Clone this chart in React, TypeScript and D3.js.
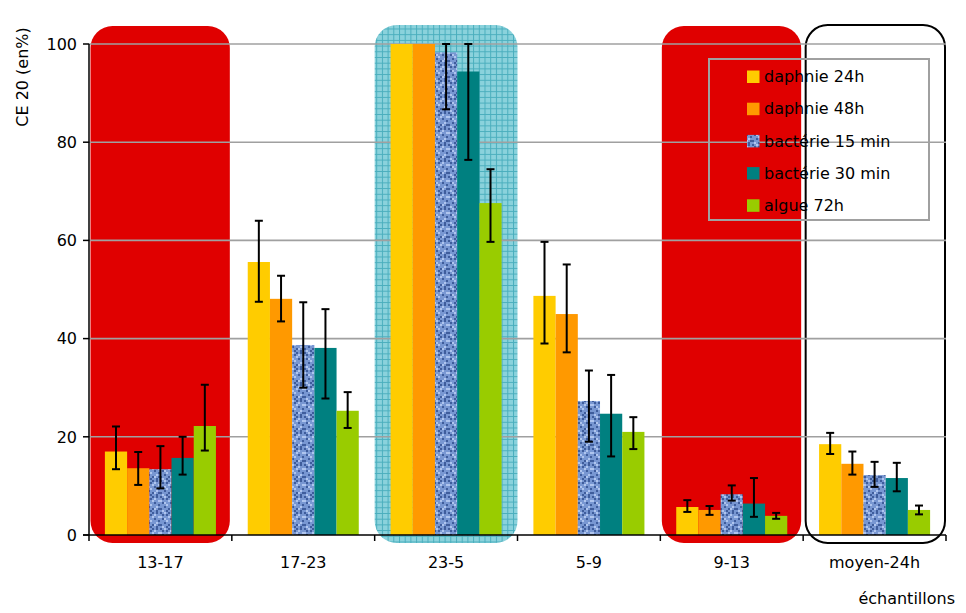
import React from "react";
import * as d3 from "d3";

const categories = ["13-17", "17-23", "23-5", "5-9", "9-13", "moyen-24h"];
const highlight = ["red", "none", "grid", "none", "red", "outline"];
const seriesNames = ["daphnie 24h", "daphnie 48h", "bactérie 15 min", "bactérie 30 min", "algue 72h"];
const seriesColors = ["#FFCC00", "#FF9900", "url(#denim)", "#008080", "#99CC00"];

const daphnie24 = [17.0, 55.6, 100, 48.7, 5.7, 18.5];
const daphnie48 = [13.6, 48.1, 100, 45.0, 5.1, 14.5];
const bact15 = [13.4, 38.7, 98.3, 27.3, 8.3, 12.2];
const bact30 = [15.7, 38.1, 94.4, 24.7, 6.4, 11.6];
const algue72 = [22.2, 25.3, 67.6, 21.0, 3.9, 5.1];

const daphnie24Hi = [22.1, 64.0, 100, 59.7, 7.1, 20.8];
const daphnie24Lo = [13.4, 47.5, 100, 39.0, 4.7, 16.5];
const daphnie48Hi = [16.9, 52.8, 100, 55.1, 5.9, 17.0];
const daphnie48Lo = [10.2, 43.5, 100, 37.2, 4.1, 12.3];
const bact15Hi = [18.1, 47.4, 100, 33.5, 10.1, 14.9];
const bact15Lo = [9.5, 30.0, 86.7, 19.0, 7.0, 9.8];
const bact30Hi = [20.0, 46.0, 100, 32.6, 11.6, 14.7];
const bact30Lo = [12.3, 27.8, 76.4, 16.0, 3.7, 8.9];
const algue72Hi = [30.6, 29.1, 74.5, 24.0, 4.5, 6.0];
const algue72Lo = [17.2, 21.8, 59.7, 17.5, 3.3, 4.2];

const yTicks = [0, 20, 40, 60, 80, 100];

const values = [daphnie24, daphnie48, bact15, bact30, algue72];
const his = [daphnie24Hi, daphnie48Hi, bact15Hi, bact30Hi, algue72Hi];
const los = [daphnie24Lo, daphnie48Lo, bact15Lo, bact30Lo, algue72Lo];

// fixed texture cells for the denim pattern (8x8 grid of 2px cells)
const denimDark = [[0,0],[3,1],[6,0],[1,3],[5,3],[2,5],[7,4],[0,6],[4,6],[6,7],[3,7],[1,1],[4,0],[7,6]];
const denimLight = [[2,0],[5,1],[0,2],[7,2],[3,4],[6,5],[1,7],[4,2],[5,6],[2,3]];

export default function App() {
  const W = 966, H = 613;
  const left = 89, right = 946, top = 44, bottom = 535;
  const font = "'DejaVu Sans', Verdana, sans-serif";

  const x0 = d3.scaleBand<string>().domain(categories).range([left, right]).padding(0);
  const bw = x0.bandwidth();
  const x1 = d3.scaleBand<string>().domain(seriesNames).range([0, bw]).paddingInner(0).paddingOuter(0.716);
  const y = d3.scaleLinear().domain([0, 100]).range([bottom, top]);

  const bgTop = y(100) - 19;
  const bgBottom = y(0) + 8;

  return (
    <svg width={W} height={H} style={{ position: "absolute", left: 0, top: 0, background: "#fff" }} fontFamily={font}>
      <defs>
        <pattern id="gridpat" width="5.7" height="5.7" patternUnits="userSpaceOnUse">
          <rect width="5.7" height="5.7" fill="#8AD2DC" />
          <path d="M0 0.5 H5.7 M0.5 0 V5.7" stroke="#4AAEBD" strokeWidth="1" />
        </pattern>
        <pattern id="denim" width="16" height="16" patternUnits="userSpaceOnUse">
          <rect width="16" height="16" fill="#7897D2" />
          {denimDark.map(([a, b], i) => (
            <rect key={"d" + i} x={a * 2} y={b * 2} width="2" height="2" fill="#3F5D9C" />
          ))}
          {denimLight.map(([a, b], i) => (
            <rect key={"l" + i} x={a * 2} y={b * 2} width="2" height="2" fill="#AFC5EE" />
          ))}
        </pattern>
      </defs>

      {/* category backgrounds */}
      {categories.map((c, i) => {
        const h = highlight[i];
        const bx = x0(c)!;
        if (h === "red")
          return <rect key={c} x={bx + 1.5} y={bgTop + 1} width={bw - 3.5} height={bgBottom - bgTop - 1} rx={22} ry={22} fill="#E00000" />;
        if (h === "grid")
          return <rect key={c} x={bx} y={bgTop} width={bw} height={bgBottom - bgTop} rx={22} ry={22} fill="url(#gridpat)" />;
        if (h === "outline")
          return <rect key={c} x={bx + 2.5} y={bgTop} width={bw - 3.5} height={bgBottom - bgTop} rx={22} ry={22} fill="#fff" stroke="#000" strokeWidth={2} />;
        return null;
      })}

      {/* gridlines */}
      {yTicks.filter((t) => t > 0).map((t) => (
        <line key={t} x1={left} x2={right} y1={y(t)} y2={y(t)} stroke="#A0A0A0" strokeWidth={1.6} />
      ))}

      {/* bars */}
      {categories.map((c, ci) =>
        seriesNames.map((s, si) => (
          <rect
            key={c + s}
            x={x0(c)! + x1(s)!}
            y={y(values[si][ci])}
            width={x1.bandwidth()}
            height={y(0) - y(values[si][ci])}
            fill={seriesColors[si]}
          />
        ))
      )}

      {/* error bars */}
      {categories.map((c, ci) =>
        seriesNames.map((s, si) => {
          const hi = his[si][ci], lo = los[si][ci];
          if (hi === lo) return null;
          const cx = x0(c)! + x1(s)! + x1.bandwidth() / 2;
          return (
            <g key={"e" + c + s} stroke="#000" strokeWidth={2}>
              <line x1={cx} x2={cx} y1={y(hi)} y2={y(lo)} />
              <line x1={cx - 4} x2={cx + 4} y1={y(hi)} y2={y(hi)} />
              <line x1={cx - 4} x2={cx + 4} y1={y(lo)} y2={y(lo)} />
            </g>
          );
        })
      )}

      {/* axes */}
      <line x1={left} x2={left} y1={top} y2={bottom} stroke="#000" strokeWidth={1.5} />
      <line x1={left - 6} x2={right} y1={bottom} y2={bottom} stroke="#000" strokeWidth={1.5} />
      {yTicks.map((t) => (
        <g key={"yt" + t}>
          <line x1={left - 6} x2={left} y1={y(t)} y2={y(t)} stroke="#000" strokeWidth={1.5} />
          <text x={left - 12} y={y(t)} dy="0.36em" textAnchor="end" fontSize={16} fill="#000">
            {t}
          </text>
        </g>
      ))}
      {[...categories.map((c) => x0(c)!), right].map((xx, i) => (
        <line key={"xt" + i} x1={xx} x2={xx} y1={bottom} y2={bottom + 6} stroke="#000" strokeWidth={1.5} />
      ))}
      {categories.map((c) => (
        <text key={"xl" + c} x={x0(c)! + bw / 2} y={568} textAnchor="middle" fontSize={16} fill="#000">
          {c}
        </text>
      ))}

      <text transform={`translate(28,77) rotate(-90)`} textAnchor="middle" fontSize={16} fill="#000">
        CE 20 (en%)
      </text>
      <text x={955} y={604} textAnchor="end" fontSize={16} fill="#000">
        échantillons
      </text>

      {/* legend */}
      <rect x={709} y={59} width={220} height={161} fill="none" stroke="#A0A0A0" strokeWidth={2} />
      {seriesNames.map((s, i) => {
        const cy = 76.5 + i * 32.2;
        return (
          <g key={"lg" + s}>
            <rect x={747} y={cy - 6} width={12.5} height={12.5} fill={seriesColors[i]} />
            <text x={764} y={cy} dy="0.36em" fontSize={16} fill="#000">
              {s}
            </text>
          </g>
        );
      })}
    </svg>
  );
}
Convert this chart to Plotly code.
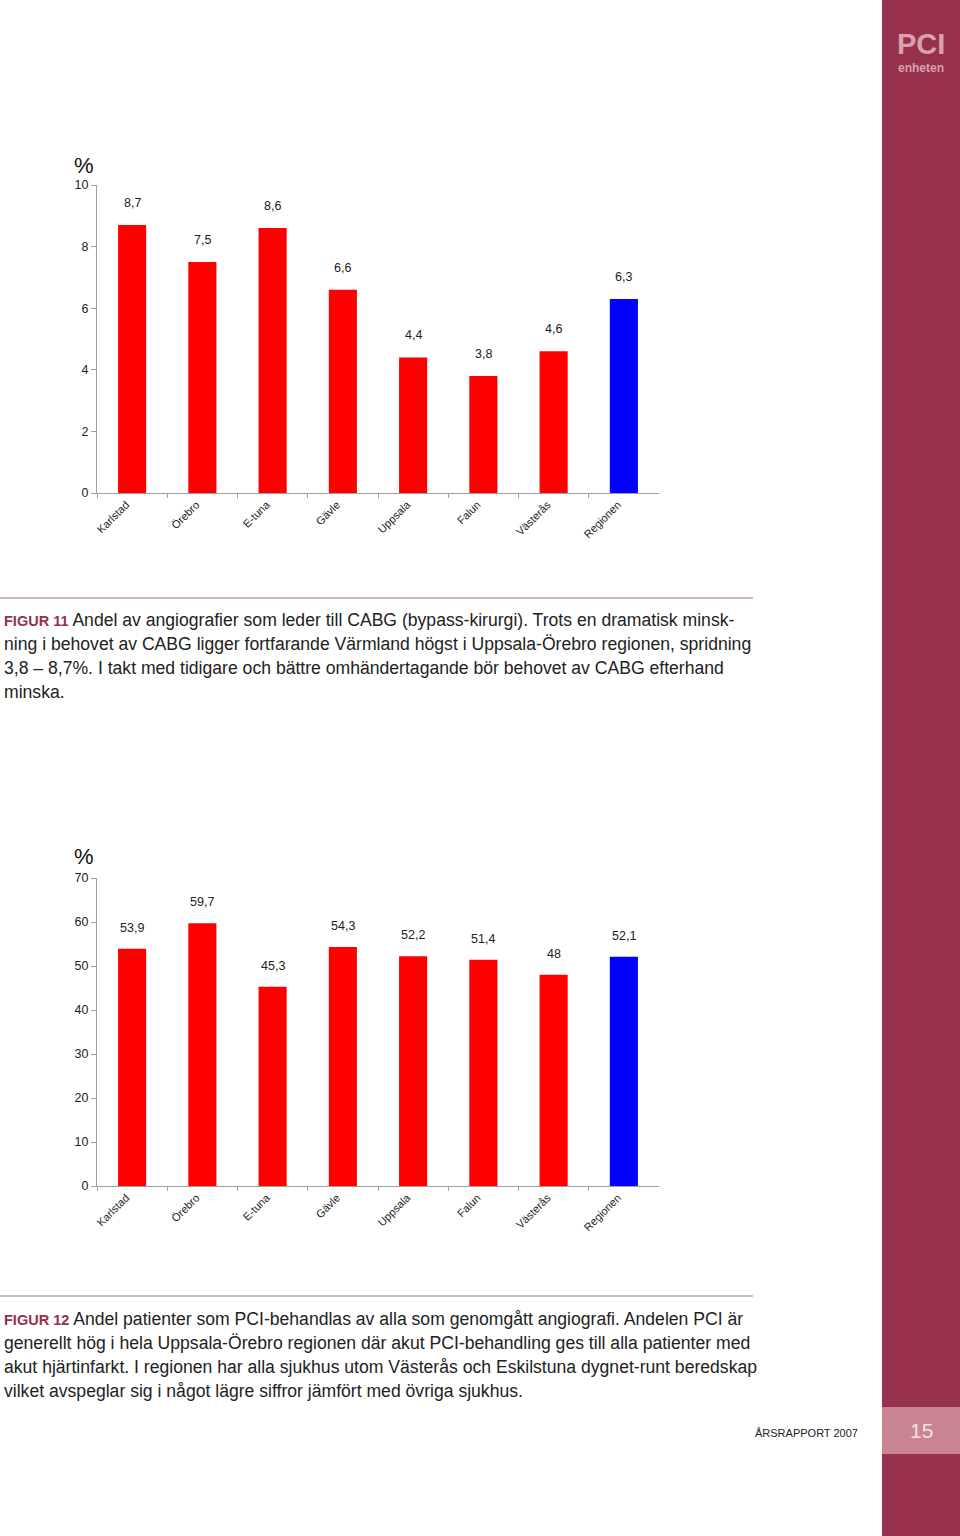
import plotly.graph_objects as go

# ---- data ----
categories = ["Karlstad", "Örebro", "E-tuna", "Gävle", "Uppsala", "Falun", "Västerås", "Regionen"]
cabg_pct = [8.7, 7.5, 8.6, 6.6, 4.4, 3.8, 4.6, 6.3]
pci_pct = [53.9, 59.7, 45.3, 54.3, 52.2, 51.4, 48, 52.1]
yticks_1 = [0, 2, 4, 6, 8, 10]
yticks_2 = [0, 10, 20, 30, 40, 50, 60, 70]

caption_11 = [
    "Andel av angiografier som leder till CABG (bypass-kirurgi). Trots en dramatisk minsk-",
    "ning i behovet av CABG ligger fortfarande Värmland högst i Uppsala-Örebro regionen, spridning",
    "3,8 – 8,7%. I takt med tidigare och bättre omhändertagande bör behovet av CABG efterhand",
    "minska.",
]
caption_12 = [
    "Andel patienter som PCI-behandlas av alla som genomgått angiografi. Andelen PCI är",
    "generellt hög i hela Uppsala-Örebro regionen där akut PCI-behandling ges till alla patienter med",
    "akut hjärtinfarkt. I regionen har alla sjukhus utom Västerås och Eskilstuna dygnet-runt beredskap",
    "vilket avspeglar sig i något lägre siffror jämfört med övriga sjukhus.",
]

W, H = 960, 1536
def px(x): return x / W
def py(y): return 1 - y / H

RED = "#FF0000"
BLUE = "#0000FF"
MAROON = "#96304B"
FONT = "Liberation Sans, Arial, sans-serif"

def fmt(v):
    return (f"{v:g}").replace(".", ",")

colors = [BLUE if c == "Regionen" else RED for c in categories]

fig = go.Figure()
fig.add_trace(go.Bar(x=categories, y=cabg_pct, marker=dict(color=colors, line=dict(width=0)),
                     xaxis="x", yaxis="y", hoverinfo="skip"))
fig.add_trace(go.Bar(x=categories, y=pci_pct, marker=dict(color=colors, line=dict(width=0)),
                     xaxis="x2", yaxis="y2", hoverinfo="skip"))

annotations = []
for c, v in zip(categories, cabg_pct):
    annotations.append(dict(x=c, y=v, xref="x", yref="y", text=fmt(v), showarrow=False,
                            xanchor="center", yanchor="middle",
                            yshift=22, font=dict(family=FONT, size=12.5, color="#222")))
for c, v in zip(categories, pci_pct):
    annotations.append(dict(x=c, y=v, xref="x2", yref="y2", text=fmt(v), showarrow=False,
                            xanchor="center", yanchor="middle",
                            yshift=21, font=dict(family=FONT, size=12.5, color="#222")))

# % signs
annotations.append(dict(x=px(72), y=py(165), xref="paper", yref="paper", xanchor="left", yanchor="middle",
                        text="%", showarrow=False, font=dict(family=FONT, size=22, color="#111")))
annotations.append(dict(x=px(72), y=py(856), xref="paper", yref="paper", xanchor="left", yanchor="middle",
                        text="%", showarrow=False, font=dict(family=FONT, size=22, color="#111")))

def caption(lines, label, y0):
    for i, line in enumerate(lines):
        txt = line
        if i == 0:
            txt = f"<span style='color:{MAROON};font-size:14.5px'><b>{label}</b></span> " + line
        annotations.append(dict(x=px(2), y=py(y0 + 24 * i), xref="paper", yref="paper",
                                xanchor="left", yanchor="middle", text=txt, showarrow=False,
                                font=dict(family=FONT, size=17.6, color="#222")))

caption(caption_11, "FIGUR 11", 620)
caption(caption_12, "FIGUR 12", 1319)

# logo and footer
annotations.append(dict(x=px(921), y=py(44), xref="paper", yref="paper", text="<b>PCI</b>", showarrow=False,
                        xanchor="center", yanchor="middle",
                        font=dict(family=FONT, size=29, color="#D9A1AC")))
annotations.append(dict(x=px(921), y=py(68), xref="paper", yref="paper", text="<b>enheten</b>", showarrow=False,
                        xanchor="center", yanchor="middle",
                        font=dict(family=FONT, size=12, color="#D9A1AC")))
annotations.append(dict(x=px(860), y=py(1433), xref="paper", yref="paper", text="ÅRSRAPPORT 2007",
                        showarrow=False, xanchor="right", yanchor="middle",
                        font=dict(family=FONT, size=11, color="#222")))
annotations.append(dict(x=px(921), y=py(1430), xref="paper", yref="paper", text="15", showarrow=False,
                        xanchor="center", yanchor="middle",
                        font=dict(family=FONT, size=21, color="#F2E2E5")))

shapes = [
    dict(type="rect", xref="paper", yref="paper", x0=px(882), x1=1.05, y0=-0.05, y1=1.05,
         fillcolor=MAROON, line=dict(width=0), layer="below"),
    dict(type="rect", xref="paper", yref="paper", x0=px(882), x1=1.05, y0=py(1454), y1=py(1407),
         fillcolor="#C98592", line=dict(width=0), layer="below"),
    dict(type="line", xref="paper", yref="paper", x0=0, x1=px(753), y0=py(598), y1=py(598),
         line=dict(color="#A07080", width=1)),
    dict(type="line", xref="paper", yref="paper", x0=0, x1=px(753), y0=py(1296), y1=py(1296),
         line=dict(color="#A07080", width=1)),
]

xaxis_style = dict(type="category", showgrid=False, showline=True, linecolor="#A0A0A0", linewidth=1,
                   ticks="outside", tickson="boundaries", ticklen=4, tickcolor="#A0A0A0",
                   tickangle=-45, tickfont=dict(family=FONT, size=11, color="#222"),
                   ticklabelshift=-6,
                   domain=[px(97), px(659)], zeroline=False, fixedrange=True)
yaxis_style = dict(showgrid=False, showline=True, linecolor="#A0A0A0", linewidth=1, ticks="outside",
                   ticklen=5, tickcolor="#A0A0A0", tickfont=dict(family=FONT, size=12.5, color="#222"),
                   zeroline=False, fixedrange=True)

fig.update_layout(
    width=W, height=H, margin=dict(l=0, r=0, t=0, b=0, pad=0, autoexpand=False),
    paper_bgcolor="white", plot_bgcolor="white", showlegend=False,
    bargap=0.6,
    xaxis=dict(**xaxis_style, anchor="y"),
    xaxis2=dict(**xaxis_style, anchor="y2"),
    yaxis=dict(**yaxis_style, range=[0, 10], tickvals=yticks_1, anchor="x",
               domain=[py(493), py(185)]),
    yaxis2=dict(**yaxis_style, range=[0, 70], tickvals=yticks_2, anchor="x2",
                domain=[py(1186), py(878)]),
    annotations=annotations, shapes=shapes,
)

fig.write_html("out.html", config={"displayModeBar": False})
──────────────────────────────
◆ **EXERCISE INSTRUCTIONS**
Beginning with the line above that contains "Convert this chart to Plotly code." and ending with the line that contains "yticks_2 = [0, 10, 20, 30, 40, 50, 60, 70]", quote each line exactly, keeping out the pictures.

◆ **RESULT FOR THIS TASK**
Convert this chart to Plotly code.
import plotly.graph_objects as go

# ---- data ----
categories = ["Karlstad", "Örebro", "E-tuna", "Gävle", "Uppsala", "Falun", "Västerås", "Regionen"]
cabg_pct = [8.7, 7.5, 8.6, 6.6, 4.4, 3.8, 4.6, 6.3]
pci_pct = [53.9, 59.7, 45.3, 54.3, 52.2, 51.4, 48, 52.1]
yticks_1 = [0, 2, 4, 6, 8, 10]
yticks_2 = [0, 10, 20, 30, 40, 50, 60, 70]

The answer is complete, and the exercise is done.